It was a film called Ballerina, with a story set within the Royal Danish Ballet. But because it was to be shown in America they thought they'd pick someone who spoke English and therefore sounded a little bit foreign. So Disney sent people to England to see if there was anyone of the right age at any of the ballet schools.
Five girls were chosen from our school, including me, and I promptly wrote to my parents in Cyprus, telling them I was going up for a pantomime and we were going to be cast as the Great Danes. I'd completely got hold of the wrong end of the stick. They then had a telegram from my headmistress saying: 'Jenny screen-testing, don't worry, not Nordic type.'
So off I flew to Berlin, where they did the screen test, and I really liked that. Getting away from school was terrific. But one of the other girls had an agent and through her I was introduced to some people making another film, East of Sudan, which was going on in three or four weeks' time, but they hadn't cast the young girl in it.
The main requirement was that she should look very young and be light, because she had to be carried around a lot. She was supposed to be an Arab, and if I wasn't the Nordic type I certainly didn't look Arab either, but the producers literally picked me up and thought I was kind of cute and I was cast.
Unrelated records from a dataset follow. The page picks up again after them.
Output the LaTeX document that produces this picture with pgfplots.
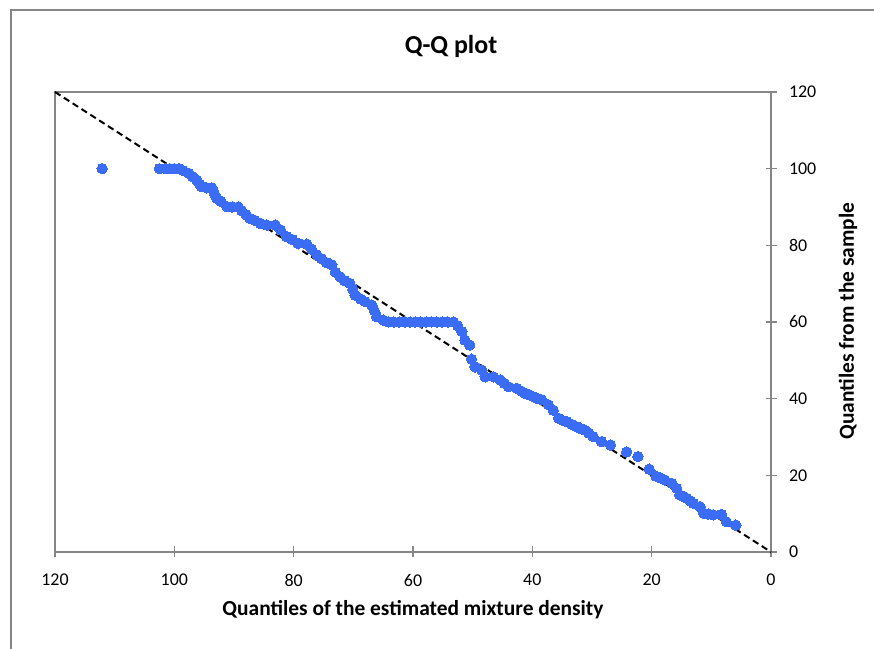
\documentclass[border=0pt]{standalone}
\usepackage{fontspec}
\setmainfont{Carlito}
\usepackage{pgfplots}
\pgfplotsset{compat=1.18}
\definecolor{ptblue}{RGB}{58,108,246}
\definecolor{axgray}{RGB}{134,134,134}
\begin{document}
\begin{tikzpicture}[x=1bp,y=1bp]
\useasboundingbox (0,0) rectangle (874,649);
\draw[axgray, line width=1.2bp] (11,0) -- (11,639) -- (874,639);
\begin{axis}[
  at={(55bp,97bp)}, anchor=south west,
  scale only axis, width=716bp, height=460bp,
  x dir=reverse, xmin=0, xmax=120, ymin=0, ymax=120,
  xtick={0,20,...,120}, ytick={0,20,...,120},
  axis line style={axgray, line width=1.2bp},
  tick style={axgray, line width=1.2bp},
  major tick length=11bp, tick align=center,
  xtick pos=bottom, ytick pos=right, yticklabel pos=right,
  ticklabel style={font=\fontsize{18}{21}\selectfont, text=black},
  xticklabel style={yshift=-13bp},
  yticklabel style={xshift=9bp},
  /pgf/number format/assume math mode=true,
  clip=false,
]
\addplot[black, dash pattern=on 6.5bp off 4bp, line width=2bp] coordinates {(120,120) (0,0)};
\addplot[ptblue, only marks, mark=*, mark size=5.2bp, mark options={solid, fill=ptblue, draw=ptblue, line width=0pt}] table {
x y
112.1 100
102.5 100
101.5 100
100.8 100
100 100
99.2 100
98.5 99.5
97.6 98.8
97 98
96.2 97
95.8 96
95.4 95.3
94.6 95
93.7 95
93.3 93.5
92.9 92.3
92.2 91.5
91.2 90.1
90.3 90
89.3 90
88.7 89
88 88
87.3 87
86.5 86.5
85.6 85.7
84.5 85.3
83.1 85.3
82.2 84
81.2 82.3
80.2 81.5
79.2 80.5
77.8 80.3
77 79
76.1 77.5
75.3 76.5
74.5 75.5
73.6 74.9
73 73
72.2 71.8
71.5 70.8
70.6 70.1
70.1 68.5
69.7 67
68.8 66
68 65.3
66.9 64.4
66.5 63
66.1 61.4
65 60.5
64.1 60
63.2 60
62.3 60
61.4 60
60.5 60
59.6 60
58.7 60
57.8 60
56.9 60
56 60
55.1 60
54.2 60
53.2 60
52.5 59
51.8 57.5
51.3 55.3
50.5 54
50.2 50.3
49.6 48.3
48.5 47.5
47.9 45.7
46.5 45.7
45.4 44.9
44.7 44
44 43.1
42.6 42.7
41.9 42
41.2 41.4
40.5 41
39.8 40.5
39.1 40
38.4 39.7
37.3 38.4
36.5 37
35.6 34.9
34.9 34.3
34.2 34
33.4 33.3
32.6 32.7
31.9 32.2
31.2 31.8
30.5 31
29.8 30.1
28.4 28.8
26.9 27.9
24.2 26.1
22.3 24.9
20.4 21.6
19.3 19.8
18.5 19.3
17.8 18.8
16.6 17.9
15.8 16.6
15.3 14.9
14.7 14.5
14.1 14
13.5 13.3
13 12.7
11.9 11.8
11.3 10.1
10.5 9.9
9.7 9.7
8.3 9.8
7.5 7.9
5.9 7.0
};
\end{axis}
\node[font=\bfseries\fontsize{26}{30}\selectfont] at (451,603) {Q-Q plot};
\node[font=\bfseries\fontsize{21.5}{25}\selectfont] at (413,39) {Quantiles of the estimated mixture density};
\node[font=\bfseries\fontsize{21.5}{25}\selectfont, rotate=90] at (848,328) {Quantiles from the sample};
\end{tikzpicture}
\end{document}
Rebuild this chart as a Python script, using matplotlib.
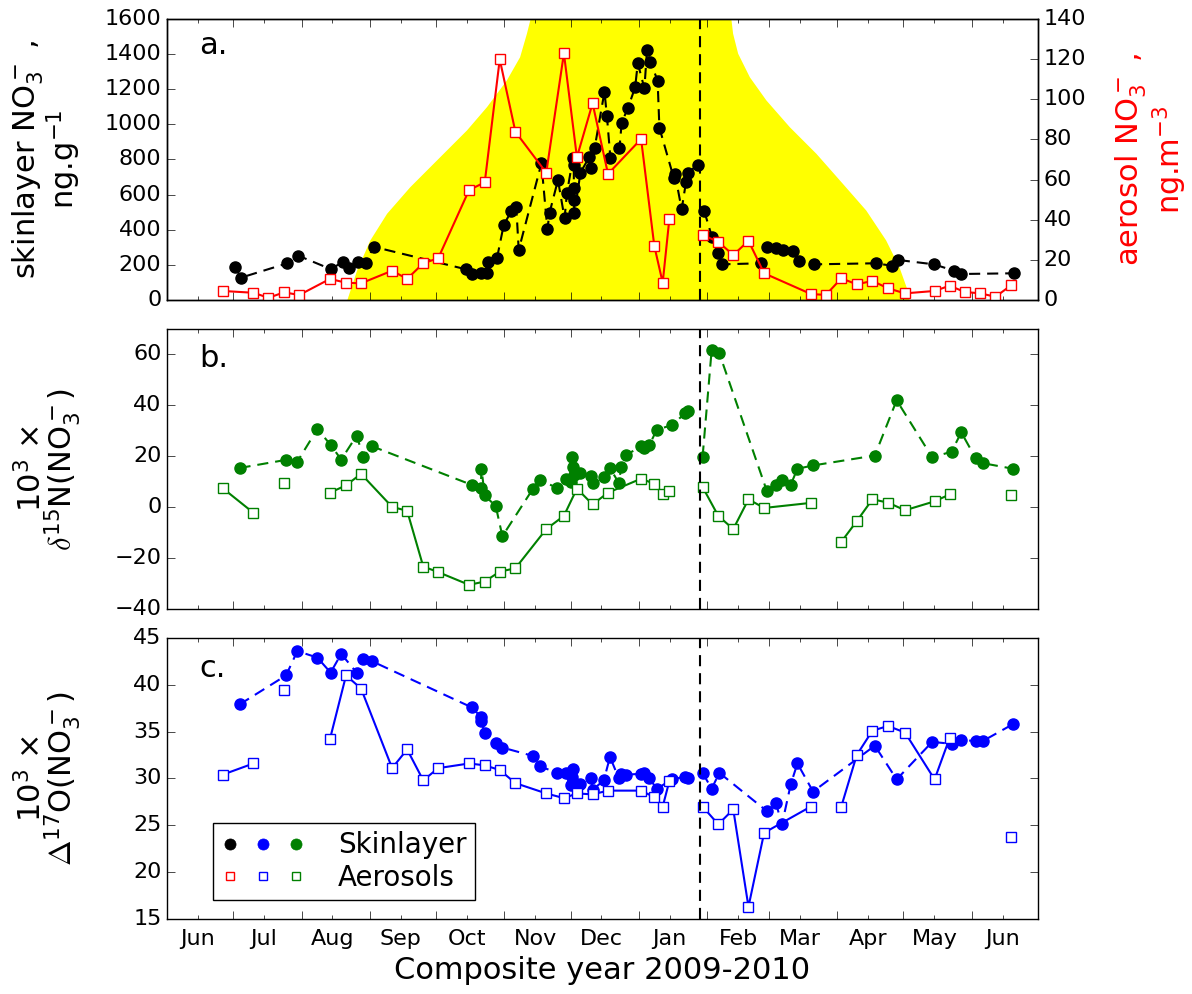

Then I heard I'd got the other part too, in Ballerina.
So there it was. I was 11 years old and I'd shot to what I thought was immediate stardom. And it was terrific - I actually got to dance on stage and dance Les Sylphides.
I felt like a star, but it was very quickly driven out of me. I remember overhearing one girl on set saying to another, 'Why are they always brushing her hair and doing her make-up?', and I thought, 'It's because I'm a star]' And the other girl said, 'Because she's so messy.'
My family life was very ordinary as well. We got on with other things, nothing special was made of it by anybody. I'm very glad - I think that's one thing that can go very badly wrong, because with a lot of children who go into films it's their parents who think it's glamorous and children catch on to it. In fact, my father ran the entertainment for the Forces, which meant it held no glamour for either of my parents.
I remember Denmark very clearly and the Danish Ballet and the music and the smell of the place and the theatre we were in and it's very much a part of me. In many ways, the things that excited me as a child are still there on a film set and it created in me an appetite for the acting world.
But what's interesting about that time was that it was set amid both the extraordinary and the ordinary. My life went between limousines and Tubes, between meeting Walt Disney and meeting ordinary people, and no difference was made between the two. It made both exciting. Life was much richer for having them both.